5. In this speech Duke Vicentio expounds on the theme of an essay by French Hermeticist, Philippe Du Plessis Mornay, which in 1592 was translated into English by Mary Sidney, Duchess of Pembroke, sister of Sir Philip Sidney the leader of the Areopagus poets who used Cabbalistic number theory in their poems. Du Mornay wrote: “Neither ought we to fly from death, for it is childish to fear it; and in fleeing from it we meet it”. His Discourse of Life and Death ends: “Die to Live / Live to Die”. Appropriately, Measure for Measure, despite its Cabbalistically balanced title, is a play about unbalanced love, lust, severe justice and trickery: above all, it demonstrates the need for balance.

6. On 9 Oct. 1968 Assia’s divorce from David Wevill was granted. The letter from the Registry notifying her that it was final and absolute did not arrive until mid-February 1969. She wrote to David at that time wishing him every happiness. Shortly after that, unknown to Assia, David married again. For the first time since she married John Steele in 1947, Assia was unmarried and living alone with her small daughter. She was forty-two years old. In March Assia and Ted were house-hunting in Yorkshire. On 22 March Ted returned to Devon: Assia to her flat in London. On 23 March, 1969, Assia committed suicide, taking her small daughter with her.

7. Budge, W. The Gods of the Egyptians, Dover, NY, 1969, Book II, pp. 103, 107-8.

8. As described in ‘The Error’ (C 16).

9. Air is the Element of Mercury, who links heaven and earth.

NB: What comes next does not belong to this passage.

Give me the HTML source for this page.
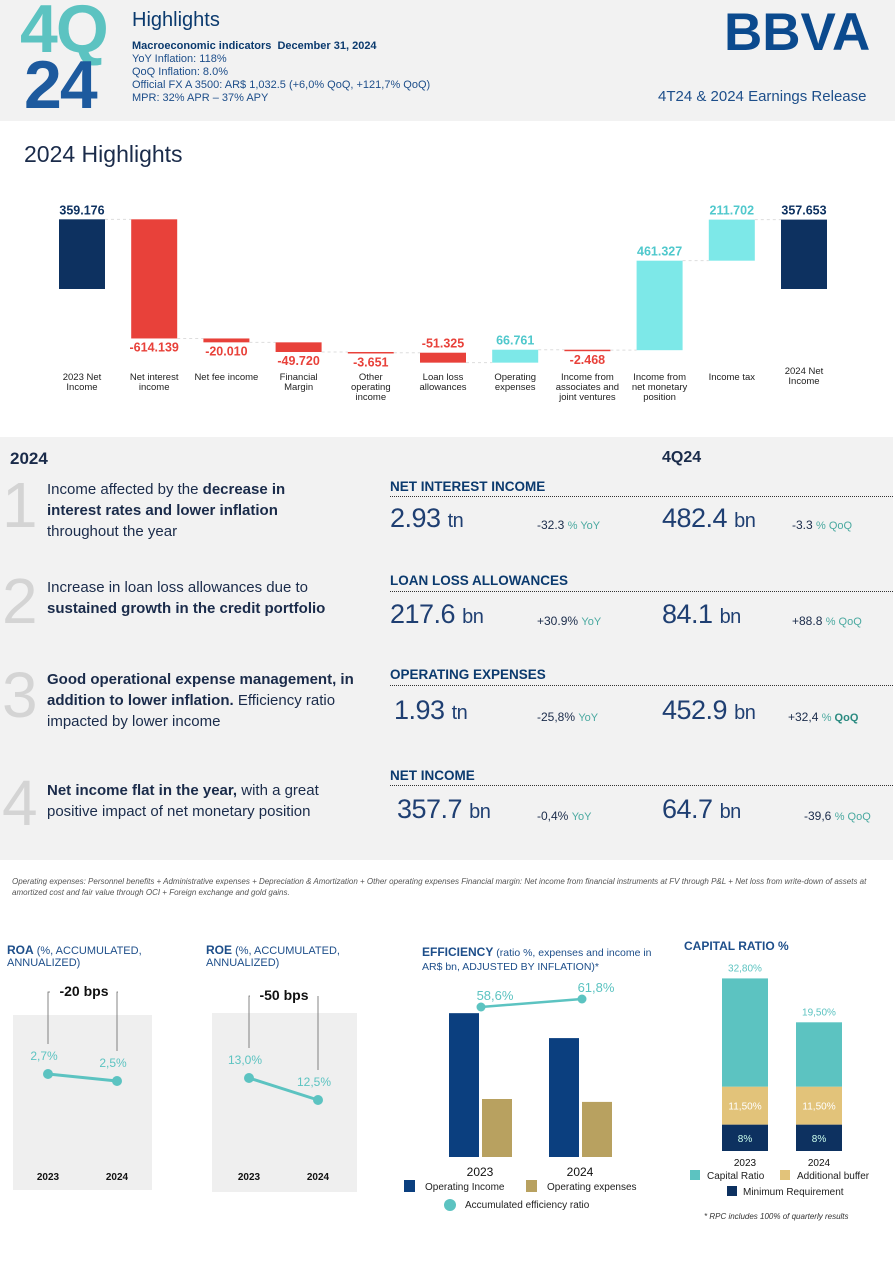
<!DOCTYPE html>
<html><head><meta charset="utf-8">
<style>
body{margin:0;width:895px;height:1265px;background:#fff;font-family:"Liberation Sans",sans-serif;position:relative;overflow:hidden;color:#1a2b4a}
.a{position:absolute;white-space:nowrap}
.big{font-size:27px;color:#1f3f72;letter-spacing:-0.5px}
.chg{font-size:12px;color:#1a2b4a}
.chg span{color:#4aa9a0;font-size:11px}
.hdr{font-size:13.5px;font-weight:bold;color:#0b3a6e}
.dot{position:absolute;border-top:1px dotted #333;height:0}
.num{font-size:64px;color:#d4d4d4;position:absolute;font-weight:300}
.txt{font-size:15px;line-height:21px;color:#1a2b4a;position:absolute}
</style></head><body>
<div style="position:absolute;left:0;top:0;width:895px;height:121px;background:#f2f2f2"></div>
<div class="a" style="left:20px;top:-10px;font-size:68px;font-weight:bold;color:#5cc3c1;letter-spacing:-2px">4Q</div>
<div class="a" style="left:24px;top:46px;font-size:68px;font-weight:bold;color:#1d5a9e;letter-spacing:-2px">24</div>
<div class="a" style="left:132px;top:9px;font-size:20px;color:#0b3a6e">Highlights</div>
<div class="a" style="left:132px;top:40px;font-size:11px;line-height:13px;color:#1d4e8a"><b style="color:#0b3a6e">Macroeconomic indicators&nbsp; December 31, 2024</b><br>YoY Inflation: 118%<br>QoQ Inflation: 8.0%<br>Official FX A 3500: AR$ 1,032.5 (+6,0% QoQ, +121,7% QoQ)<br>MPR: 32% APR – 37% APY</div>
<div class="a" style="left:724px;top:2px;font-size:53px;font-weight:bold;color:#0b4a8e;letter-spacing:0px">BBVA</div>
<div class="a" style="left:658px;top:88px;font-size:15px;color:#1d4e8a">4T24 &amp; 2024 Earnings Release</div>

<div class="a" style="left:24px;top:141px;font-size:23px;color:#1a2b4a">2024 Highlights</div>

<svg id="wf" style="position:absolute;left:0;top:190px" width="895" height="220"></svg>

<div style="position:absolute;left:0;top:437px;width:893px;height:423px;background:#f2f2f2"></div>
<div class="a" style="left:10px;top:449px;font-size:17px;font-weight:bold;color:#1a2b4a">2024</div>
<div class="a" style="left:662px;top:449px;font-size:16px;font-weight:bold;color:#1a2b4a">4Q24</div>

<div class="num" style="left:2px;top:468px">1</div>
<div class="txt" style="left:47px;top:479px">Income affected by the <b>decrease in<br>interest rates and lower inflation</b><br>throughout the year</div>
<div class="num" style="left:2px;top:564px">2</div>
<div class="txt" style="left:47px;top:577px">Increase in loan loss allowances due to<br><b>sustained growth in the credit portfolio</b></div>
<div class="num" style="left:2px;top:658px">3</div>
<div class="txt" style="left:47px;top:669px"><b>Good operational expense management, in<br>addition to lower inflation.</b> Efficiency ratio<br>impacted by lower income</div>
<div class="num" style="left:2px;top:766px">4</div>
<div class="txt" style="left:47px;top:780px"><b>Net income flat in the year,</b> with a great<br>positive impact of net monetary position</div>

<div class="a hdr" style="left:390px;top:479px">NET INTEREST INCOME</div>
<div class="dot" style="left:390px;top:496px;width:503px"></div>
<div class="a big" style="left:390px;top:503px">2.93 <span style="font-size:20px">tn</span></div>
<div class="a chg" style="left:537px;top:518px">-32.3 <span>% YoY</span></div>
<div class="a big" style="left:662px;top:503px">482.4 <span style="font-size:20px">bn</span></div>
<div class="a chg" style="left:792px;top:518px">-3.3 <span>% QoQ</span></div>

<div class="a hdr" style="left:390px;top:573px">LOAN LOSS ALLOWANCES</div>
<div class="dot" style="left:390px;top:591px;width:503px"></div>
<div class="a big" style="left:390px;top:599px">217.6 <span style="font-size:20px">bn</span></div>
<div class="a chg" style="left:537px;top:614px">+30.9% <span>YoY</span></div>
<div class="a big" style="left:662px;top:599px">84.1 <span style="font-size:20px">bn</span></div>
<div class="a chg" style="left:792px;top:614px">+88.8 <span>% QoQ</span></div>

<div class="a hdr" style="left:390px;top:667px">OPERATING EXPENSES</div>
<div class="dot" style="left:390px;top:685px;width:503px"></div>
<div class="a big" style="left:394px;top:695px">1.93 <span style="font-size:20px">tn</span></div>
<div class="a chg" style="left:537px;top:710px">-25,8% <span>YoY</span></div>
<div class="a big" style="left:662px;top:695px">452.9 <span style="font-size:20px">bn</span></div>
<div class="a chg" style="left:788px;top:710px">+32,4 <span>% <b style="color:#2a8a80">QoQ</b></span></div>

<div class="a hdr" style="left:390px;top:768px">NET INCOME</div>
<div class="dot" style="left:390px;top:785px;width:503px"></div>
<div class="a big" style="left:397px;top:794px">357.7 <span style="font-size:20px">bn</span></div>
<div class="a chg" style="left:537px;top:809px">-0,4% <span>YoY</span></div>
<div class="a big" style="left:662px;top:794px">64.7 <span style="font-size:20px">bn</span></div>
<div class="a chg" style="left:804px;top:809px">-39,6 <span>% QoQ</span></div>

<div class="a" style="left:12px;top:876px;font-size:8px;line-height:11px;font-style:italic;color:#555;white-space:normal;width:875px">Operating expenses: Personnel benefits + Administrative expenses + Depreciation &amp; Amortization + Other operating expenses Financial margin: Net income from financial instruments at FV through P&amp;L + Net loss from write-down of assets at amortized cost and fair value through OCI + Foreign exchange and gold gains.</div>

<svg id="bot" style="position:absolute;left:0;top:930px" width="895" height="300"></svg>

<script>
// ---- Waterfall data ----
const wfCategories=["2023 Net|Income","Net interest|income","Net fee income","Financial|Margin","Other|operating|income","Loan loss|allowances","Operating|expenses","Income from|associates and|joint ventures","Income from|net monetary|position","Income tax","2024 Net|Income"];
const wfValues=[359.176,-614.139,-20.010,-49.720,-3.651,-51.325,66.761,-2.468,461.327,211.702,357.653];
const wfLabels=["359.176","-614.139","-20.010","-49.720","-3.651","-51.325","66.761","-2.468","461.327","211.702","357.653"];
const wfTotals=[true,false,false,false,false,false,false,false,false,false,true];

const NS="http://www.w3.org/2000/svg";
function mk(svg,tag,at){const e=document.createElementNS(NS,tag);for(const k in at)e.setAttribute(k,at[k]);svg.appendChild(e);return e;}
(function(){
 const svg=document.getElementById('wf');
 const zeroY=99, k=0.194;
 const y=v=>zeroY-v*k;
 const x0=59, step=72.2, bw=46;
 let cum=0, prevEnd=null;
 wfValues.forEach((v,i)=>{
  let a,b,col;
  if(wfTotals[i]){a=0;b=v;cum=v;col="#0d3160";}
  else{a=cum;b=cum+v;cum=b;col=v<0?"#e8413a":"#7de8e8";}
  const x=x0+i*step, top=Math.min(y(a),y(b)), h=Math.max(Math.abs(y(a)-y(b)),1.5);
  if(prevEnd!==null){const l=mk(svg,'line',{x1:x-step+bw,x2:x,y1:y(prevEnd),y2:y(prevEnd),stroke:"#ddd","stroke-dasharray":"3,3"});}
  prevEnd=wfTotals[i]?v:b;
  const r=mk(svg,'rect',{x:x,y:top,width:bw,height:h,fill:col});
  
  
  const lc=wfTotals[i]?"#0d3160":(v<0?"#e8413a":"#4fc8cc");
  let ly=(v<0&&!wfTotals[i])?top+h+13:top-5;
  if(i===5) ly=top-5;
  const t=mk(svg,'text',{x:x+bw/2,y:ly,"text-anchor":"middle","font-size":12.5,"font-weight":"bold",fill:lc});
  t.textContent=wfLabels[i];
  
  
  const lines=wfCategories[i].split('|');
  const cy=(i===10)?184:190;
  lines.forEach((s,j)=>{const c=mk(svg,'text',{x:x+bw/2,y:cy+j*10,"text-anchor":"middle","font-size":9.5,fill:"#222"});c.textContent=s;
   
   });
 });
})();

// ---- Bottom charts data ----
const years=["2023","2024"];
const roaValues=[2.7,2.5];
const roaLabels=["2,7%","2,5%"];
const roeValues=[13.0,12.5];
const roeLabels=["13,0%","12,5%"];
const effIncome=[4.96,4.10];
const effExpenses=[2.0,1.9];
const effRatio=[58.6,61.8];
const effLabels=["58,6%","61,8%"];
const capMin=[8,8];
const capBuffer=[11.5,11.5];
const capRatio=[32.8,19.5];
const capLabels=["32,80%","19,50%"];

(function(){
 const svg=document.getElementById('bot');
 function txt(x,y,s,at,name){const t=mk(svg,'text',Object.assign({x:x,y:y},at));t.textContent=s;
  
  return t;}
 const teal="#5cc3c1";
 function linePanel(px,pw,boxTop,boxH,vals,labels,yFn,xs,title,bps,bpsX,bpsY,name){
  const b=mk(svg,'rect',{x:px,y:boxTop,width:pw,height:boxH,fill:"#efefef"});
  
  
  const t=txt(px-6,24,"",{"font-size":11,fill:"#1d4e8a"},name+'-title');
  t.innerHTML='<tspan font-weight="bold" font-size="12">'+title+'</tspan> (%, ACCUMULATED,';
  txt(px-6,36,"ANNUALIZED)",{"font-size":11,fill:"#1d4e8a"},name+'-subtitle');
  const p1=yFn(vals[0]),p2=yFn(vals[1]);
  mk(svg,'path',{d:`M${xs[0]} ${p1-30} V${bpsY} H${bpsX-8} M${bpsX+60} ${bpsY} H${xs[1]} V${p2-30}`,stroke:"#666",fill:"none","stroke-width":0.8});
  txt(bpsX+26,bpsY+4,bps,{"font-size":14,"font-weight":"bold","text-anchor":"middle",fill:"#111"},name+'-bps');
  mk(svg,'line',{x1:xs[0],y1:p1,x2:xs[1],y2:p2,stroke:teal,"stroke-width":3});
  vals.forEach((v,i)=>{const c=mk(svg,'circle',{cx:xs[i],cy:yFn(v),r:5,fill:teal});
   
   
   txt(xs[i]-4,yFn(v)-14,labels[i],{"font-size":12,"text-anchor":"middle",fill:teal},name+'-value');
   txt(xs[i],250,years[i],{"font-size":10,"font-weight":"bold","text-anchor":"middle",fill:"#111"},name+'-year');});
 }
 linePanel(13,139,85,175,roaValues,roaLabels,v=>144-(v-2.7)*35,[48,117],"ROA","-20 bps",58,62,"roa");
 linePanel(212,145,83,179,roeValues,roeLabels,v=>148-(v-13.0)*44,[249,318],"ROE","-50 bps",258,66,"roe");

 const t=txt(422,26,"",{"font-size":10.5,fill:"#1d4e8a"},'efficiency-title');
 t.innerHTML='<tspan font-weight="bold" font-size="12">EFFICIENCY</tspan>  (ratio %, expenses and income in';
 txt(422,40,"AR$ bn, ADJUSTED BY INFLATION)*",{"font-size":10.5,fill:"#1d4e8a"},'efficiency-subtitle');
 const base=227, ks=29, gx=[449,549];
 years.forEach((yr,i)=>{
  const h1=effIncome[i]*ks, h2=effExpenses[i]*ks;
  const r1=mk(svg,'rect',{x:gx[i],y:base-h1,width:30,height:h1,fill:"#0b3f7f"});
  
  
  const r2=mk(svg,'rect',{x:gx[i]+33,y:base-h2,width:30,height:h2,fill:"#b8a160"});
  
  
  txt(gx[i]+31,246,yr,{"font-size":12,"text-anchor":"middle",fill:"#111"},'efficiency-year');
 });
 const ey=v=>77-(v-58.6)*2.5, ex=[481,582];
 mk(svg,'line',{x1:ex[0],y1:ey(effRatio[0]),x2:ex[1],y2:ey(effRatio[1]),stroke:teal,"stroke-width":2.5});
 effRatio.forEach((v,i)=>{const c=mk(svg,'circle',{cx:ex[i],cy:ey(v),r:4.5,fill:teal});
  
  
  txt(ex[i]+14,ey(v)-7,effLabels[i],{"font-size":13,"text-anchor":"middle",fill:teal},'efficiency-value');});
 mk(svg,'rect',{x:404,y:250,width:11,height:12,fill:"#0b3f7f"});
 txt(425,260,"Operating Income",{"font-size":10,fill:"#222"},'legend-operating-income');
 mk(svg,'rect',{x:526,y:250,width:11,height:12,fill:"#b8a160"});
 txt(547,260,"Operating expenses",{"font-size":10,fill:"#222"},'legend-operating-expenses');
 mk(svg,'circle',{cx:450,cy:275,r:6,fill:teal});
 txt(465,278,"Accumulated efficiency ratio",{"font-size":10,fill:"#222"},'legend-efficiency-ratio');

 txt(684,20,"CAPITAL RATIO %",{"font-size":12,"font-weight":"bold",fill:"#1d4e8a"},'capital-title');
 const cb=221, ck=3.3, cx=[722,796];
 years.forEach((yr,i)=>{
  const segs=[[capMin[i],"#0d3160","8%","#cfe"],[capBuffer[i],"#e2c37a","11,50%","#fff"],[capRatio[i],"#5cc3c1",null]];
  let yy=cb;
  segs.forEach((s,j)=>{const h=s[0]*ck;yy-=h;
   const r=mk(svg,'rect',{x:cx[i],y:yy,width:46,height:h,fill:s[1]});
   
   
   if(s[2])txt(cx[i]+23,yy+h/2+4,s[2],{"font-size":10,"text-anchor":"middle",fill:s[3]},'capital-seg-label');});
  txt(cx[i]+23,yy-7,capLabels[i],{"font-size":10,"text-anchor":"middle",fill:teal},'capital-value');
  txt(cx[i]+23,236,yr,{"font-size":10,"text-anchor":"middle",fill:"#111"},'capital-year');
 });
 mk(svg,'rect',{x:690,y:240,width:10,height:10,fill:teal});
 txt(707,249,"Capital Ratio",{"font-size":10,fill:"#222"},'legend-capital-ratio');
 mk(svg,'rect',{x:780,y:240,width:10,height:10,fill:"#e2c37a"});
 txt(797,249,"Additional buffer",{"font-size":10,fill:"#222"},'legend-additional-buffer');
 mk(svg,'rect',{x:727,y:256,width:10,height:10,fill:"#0d3160"});
 txt(743,265,"Minimum Requirement",{"font-size":10,fill:"#222"},'legend-minimum-requirement');
 txt(704,289,"* RPC includes 100% of quarterly results",{"font-size":8,"font-style":"italic",fill:"#333"},'capital-footnote');
})();
</script>
</body></html>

And, suitably, the round, linked, twin domes of a sycamore seed without its wings (as it will be when it begins to germinate) resemble Mercury’s number, 8.

10. “Every writer”, Ted told Faas, “develops either outwards into society and history… or inwards into imagination and beyond that into spirit… ”. Everything he said to Faas about the summoning of shamanic poets and about their journey to the underworld for healing energies is also of particular relevance here. Faas, op.cit. pp. 204-206.